■ Information shown:

==================================================

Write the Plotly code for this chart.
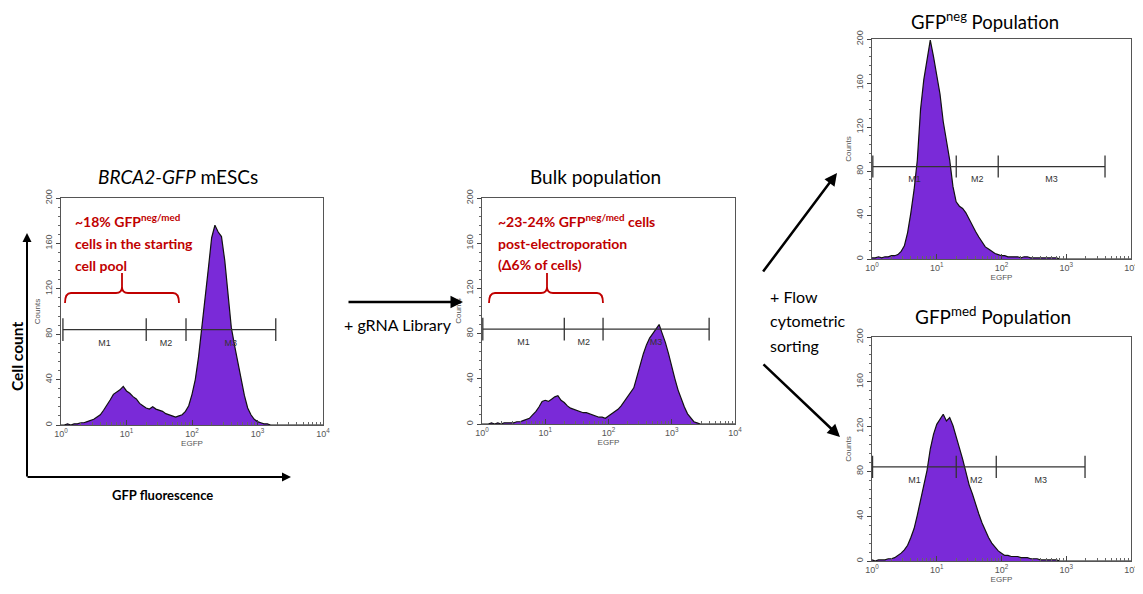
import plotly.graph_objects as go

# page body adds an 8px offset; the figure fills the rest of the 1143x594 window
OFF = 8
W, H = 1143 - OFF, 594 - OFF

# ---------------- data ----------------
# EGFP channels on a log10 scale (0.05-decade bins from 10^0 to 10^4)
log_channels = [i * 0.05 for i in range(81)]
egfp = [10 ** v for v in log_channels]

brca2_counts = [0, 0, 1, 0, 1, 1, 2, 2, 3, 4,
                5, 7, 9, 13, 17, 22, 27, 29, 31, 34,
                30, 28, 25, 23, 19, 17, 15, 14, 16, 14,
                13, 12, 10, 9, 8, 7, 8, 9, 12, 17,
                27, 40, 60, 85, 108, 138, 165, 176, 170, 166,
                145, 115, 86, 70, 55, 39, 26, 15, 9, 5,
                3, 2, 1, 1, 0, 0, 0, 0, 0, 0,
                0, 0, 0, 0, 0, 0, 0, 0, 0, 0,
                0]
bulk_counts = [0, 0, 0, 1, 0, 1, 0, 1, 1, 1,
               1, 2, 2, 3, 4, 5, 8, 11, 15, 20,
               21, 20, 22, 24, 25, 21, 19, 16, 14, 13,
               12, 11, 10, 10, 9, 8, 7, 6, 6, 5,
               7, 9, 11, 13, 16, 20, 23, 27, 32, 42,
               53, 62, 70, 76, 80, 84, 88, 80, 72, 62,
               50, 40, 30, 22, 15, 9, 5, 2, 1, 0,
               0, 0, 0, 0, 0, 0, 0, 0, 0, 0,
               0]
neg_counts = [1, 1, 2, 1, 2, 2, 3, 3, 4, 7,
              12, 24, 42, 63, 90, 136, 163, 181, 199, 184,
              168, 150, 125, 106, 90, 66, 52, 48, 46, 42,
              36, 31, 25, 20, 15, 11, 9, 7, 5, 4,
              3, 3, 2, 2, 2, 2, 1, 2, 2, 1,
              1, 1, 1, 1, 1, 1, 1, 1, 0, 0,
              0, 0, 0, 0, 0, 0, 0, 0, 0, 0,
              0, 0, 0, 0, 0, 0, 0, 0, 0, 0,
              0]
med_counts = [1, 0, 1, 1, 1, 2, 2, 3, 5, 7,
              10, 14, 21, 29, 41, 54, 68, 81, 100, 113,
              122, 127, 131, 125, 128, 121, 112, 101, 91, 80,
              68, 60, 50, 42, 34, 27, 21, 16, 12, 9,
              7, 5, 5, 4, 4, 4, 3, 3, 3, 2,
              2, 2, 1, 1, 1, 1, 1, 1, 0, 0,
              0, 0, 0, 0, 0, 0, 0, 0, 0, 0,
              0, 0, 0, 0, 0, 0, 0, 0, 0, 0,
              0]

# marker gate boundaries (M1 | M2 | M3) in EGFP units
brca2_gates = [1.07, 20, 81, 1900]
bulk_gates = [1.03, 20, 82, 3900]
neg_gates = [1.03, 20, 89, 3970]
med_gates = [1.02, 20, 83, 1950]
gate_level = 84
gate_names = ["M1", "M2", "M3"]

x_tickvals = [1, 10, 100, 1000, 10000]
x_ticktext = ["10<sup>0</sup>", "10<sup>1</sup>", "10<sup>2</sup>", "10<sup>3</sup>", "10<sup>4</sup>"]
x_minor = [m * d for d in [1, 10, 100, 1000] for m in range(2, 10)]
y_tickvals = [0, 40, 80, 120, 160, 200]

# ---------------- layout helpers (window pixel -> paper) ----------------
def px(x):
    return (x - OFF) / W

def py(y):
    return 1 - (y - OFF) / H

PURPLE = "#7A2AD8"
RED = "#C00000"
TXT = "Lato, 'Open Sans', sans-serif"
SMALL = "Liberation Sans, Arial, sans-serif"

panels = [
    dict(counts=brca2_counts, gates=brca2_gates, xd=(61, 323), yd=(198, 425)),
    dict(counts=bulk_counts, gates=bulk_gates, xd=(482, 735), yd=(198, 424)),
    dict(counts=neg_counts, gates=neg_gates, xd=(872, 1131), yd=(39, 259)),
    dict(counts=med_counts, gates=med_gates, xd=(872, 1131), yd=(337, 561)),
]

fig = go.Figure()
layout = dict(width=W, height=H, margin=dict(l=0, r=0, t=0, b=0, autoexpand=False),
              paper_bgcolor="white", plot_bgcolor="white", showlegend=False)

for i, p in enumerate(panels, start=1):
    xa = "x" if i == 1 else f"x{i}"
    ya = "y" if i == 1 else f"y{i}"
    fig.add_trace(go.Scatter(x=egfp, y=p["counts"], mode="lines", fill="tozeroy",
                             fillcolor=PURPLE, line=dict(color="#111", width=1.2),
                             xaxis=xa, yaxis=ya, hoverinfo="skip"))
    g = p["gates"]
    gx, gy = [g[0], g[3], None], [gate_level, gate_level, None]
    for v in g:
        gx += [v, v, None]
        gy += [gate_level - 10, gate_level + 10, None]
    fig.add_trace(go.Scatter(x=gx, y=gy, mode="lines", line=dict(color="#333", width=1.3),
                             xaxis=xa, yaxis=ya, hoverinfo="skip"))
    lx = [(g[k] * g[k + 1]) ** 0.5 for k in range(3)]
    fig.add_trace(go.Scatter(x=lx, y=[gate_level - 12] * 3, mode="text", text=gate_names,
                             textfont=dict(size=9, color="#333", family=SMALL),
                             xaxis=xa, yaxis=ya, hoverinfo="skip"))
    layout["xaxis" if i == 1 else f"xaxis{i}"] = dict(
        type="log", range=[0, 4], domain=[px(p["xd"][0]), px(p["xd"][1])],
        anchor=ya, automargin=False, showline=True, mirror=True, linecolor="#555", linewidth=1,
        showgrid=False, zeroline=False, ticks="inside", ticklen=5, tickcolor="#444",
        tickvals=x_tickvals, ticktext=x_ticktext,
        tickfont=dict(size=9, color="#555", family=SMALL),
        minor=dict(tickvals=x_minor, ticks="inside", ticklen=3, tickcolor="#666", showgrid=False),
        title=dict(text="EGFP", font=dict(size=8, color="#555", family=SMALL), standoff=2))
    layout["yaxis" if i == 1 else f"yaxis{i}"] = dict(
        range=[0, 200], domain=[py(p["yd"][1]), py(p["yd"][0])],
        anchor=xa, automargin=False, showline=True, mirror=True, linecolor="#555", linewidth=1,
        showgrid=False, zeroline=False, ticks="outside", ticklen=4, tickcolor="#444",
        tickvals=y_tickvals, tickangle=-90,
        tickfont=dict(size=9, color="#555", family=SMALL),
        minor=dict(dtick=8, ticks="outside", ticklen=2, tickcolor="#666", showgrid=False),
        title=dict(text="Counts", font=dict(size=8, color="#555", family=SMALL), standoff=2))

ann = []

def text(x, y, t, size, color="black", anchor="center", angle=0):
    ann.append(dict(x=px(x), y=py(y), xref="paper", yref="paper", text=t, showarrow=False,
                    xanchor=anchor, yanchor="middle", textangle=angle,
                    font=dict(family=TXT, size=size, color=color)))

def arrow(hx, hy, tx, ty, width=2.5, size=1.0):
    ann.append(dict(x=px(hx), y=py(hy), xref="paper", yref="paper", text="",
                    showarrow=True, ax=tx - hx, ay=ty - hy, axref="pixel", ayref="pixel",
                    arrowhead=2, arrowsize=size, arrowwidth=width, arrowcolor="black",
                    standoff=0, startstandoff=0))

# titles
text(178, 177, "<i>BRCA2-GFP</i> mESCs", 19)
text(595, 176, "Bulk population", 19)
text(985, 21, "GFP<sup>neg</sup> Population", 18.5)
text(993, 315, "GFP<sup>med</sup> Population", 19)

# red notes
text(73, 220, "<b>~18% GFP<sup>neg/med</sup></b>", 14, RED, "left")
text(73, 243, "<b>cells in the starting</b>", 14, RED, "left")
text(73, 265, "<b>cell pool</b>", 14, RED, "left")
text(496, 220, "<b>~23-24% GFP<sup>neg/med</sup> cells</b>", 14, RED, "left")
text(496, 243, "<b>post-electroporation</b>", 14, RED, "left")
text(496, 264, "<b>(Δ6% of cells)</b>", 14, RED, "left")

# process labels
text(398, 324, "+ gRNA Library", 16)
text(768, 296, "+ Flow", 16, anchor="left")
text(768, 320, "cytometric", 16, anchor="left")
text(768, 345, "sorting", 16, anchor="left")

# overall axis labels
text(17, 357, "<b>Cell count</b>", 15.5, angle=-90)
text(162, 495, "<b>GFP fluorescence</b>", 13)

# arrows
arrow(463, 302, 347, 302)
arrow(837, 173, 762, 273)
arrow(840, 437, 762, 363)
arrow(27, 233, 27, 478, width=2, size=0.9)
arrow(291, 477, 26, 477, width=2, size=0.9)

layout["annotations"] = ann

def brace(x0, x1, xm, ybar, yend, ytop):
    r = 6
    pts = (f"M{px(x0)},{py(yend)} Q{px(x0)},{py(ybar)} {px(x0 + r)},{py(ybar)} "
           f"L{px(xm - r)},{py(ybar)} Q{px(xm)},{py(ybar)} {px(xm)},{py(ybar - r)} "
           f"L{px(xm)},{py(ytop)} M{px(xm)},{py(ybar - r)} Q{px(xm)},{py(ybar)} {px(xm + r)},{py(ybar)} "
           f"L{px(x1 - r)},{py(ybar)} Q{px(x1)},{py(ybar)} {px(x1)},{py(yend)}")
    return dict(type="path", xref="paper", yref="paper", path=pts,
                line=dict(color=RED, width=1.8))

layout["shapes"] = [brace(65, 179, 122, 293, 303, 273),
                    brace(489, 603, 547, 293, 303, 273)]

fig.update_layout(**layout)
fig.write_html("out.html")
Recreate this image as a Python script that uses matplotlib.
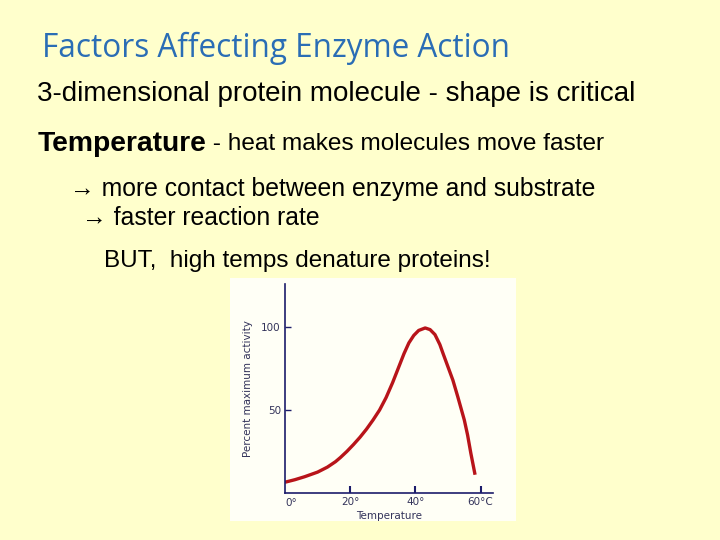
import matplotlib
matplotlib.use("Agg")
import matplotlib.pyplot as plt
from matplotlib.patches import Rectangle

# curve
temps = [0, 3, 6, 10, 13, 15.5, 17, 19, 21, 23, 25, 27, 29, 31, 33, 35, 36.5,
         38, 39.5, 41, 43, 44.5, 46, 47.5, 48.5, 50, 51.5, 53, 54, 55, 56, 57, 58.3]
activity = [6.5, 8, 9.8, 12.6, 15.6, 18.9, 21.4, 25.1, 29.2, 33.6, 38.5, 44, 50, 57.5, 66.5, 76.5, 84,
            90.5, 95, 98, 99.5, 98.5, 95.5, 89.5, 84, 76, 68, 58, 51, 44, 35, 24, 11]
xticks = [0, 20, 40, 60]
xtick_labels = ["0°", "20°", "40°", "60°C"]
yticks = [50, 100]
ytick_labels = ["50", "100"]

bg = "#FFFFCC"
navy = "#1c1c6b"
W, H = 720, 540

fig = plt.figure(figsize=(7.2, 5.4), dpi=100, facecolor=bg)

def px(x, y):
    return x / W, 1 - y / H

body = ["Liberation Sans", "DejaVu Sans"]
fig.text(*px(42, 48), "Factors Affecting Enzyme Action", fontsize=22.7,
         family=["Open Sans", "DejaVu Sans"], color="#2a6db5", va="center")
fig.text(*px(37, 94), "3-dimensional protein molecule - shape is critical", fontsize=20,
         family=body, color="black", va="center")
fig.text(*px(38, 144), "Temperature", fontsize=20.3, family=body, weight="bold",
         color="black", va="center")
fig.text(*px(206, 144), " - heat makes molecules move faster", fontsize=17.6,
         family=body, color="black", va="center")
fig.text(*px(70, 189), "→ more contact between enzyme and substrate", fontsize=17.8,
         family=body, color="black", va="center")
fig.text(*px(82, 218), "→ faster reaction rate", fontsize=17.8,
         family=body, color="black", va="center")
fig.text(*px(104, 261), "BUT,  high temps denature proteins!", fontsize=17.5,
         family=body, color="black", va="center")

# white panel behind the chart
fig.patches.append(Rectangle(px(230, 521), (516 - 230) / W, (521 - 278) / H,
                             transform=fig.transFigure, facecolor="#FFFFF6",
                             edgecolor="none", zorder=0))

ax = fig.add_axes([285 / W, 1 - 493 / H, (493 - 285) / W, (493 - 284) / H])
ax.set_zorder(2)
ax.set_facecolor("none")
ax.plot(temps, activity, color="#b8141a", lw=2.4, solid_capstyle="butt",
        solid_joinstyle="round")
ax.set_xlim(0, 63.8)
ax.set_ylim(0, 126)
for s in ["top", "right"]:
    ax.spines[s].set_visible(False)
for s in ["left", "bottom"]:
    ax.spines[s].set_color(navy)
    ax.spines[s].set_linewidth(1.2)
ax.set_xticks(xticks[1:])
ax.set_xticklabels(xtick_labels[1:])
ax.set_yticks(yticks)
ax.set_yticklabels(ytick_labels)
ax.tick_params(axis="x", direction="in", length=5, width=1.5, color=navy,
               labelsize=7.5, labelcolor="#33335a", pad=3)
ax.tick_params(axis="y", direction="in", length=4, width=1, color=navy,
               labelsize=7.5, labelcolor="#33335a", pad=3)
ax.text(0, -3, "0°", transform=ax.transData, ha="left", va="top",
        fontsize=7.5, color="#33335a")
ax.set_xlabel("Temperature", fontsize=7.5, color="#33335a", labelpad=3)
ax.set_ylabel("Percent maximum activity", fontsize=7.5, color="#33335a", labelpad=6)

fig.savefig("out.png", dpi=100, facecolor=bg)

==================================================

■ Objective: Would you reproduce the lines above, from the very first through the line containing "egfp = [10 ** v for v in log_channels]", exactly and without the pictures?

■ Task solution:
Write the Plotly code for this chart.
import plotly.graph_objects as go

# page body adds an 8px offset; the figure fills the rest of the 1143x594 window
OFF = 8
W, H = 1143 - OFF, 594 - OFF

# ---------------- data ----------------
# EGFP channels on a log10 scale (0.05-decade bins from 10^0 to 10^4)
log_channels = [i * 0.05 for i in range(81)]
egfp = [10 ** v for v in log_channels]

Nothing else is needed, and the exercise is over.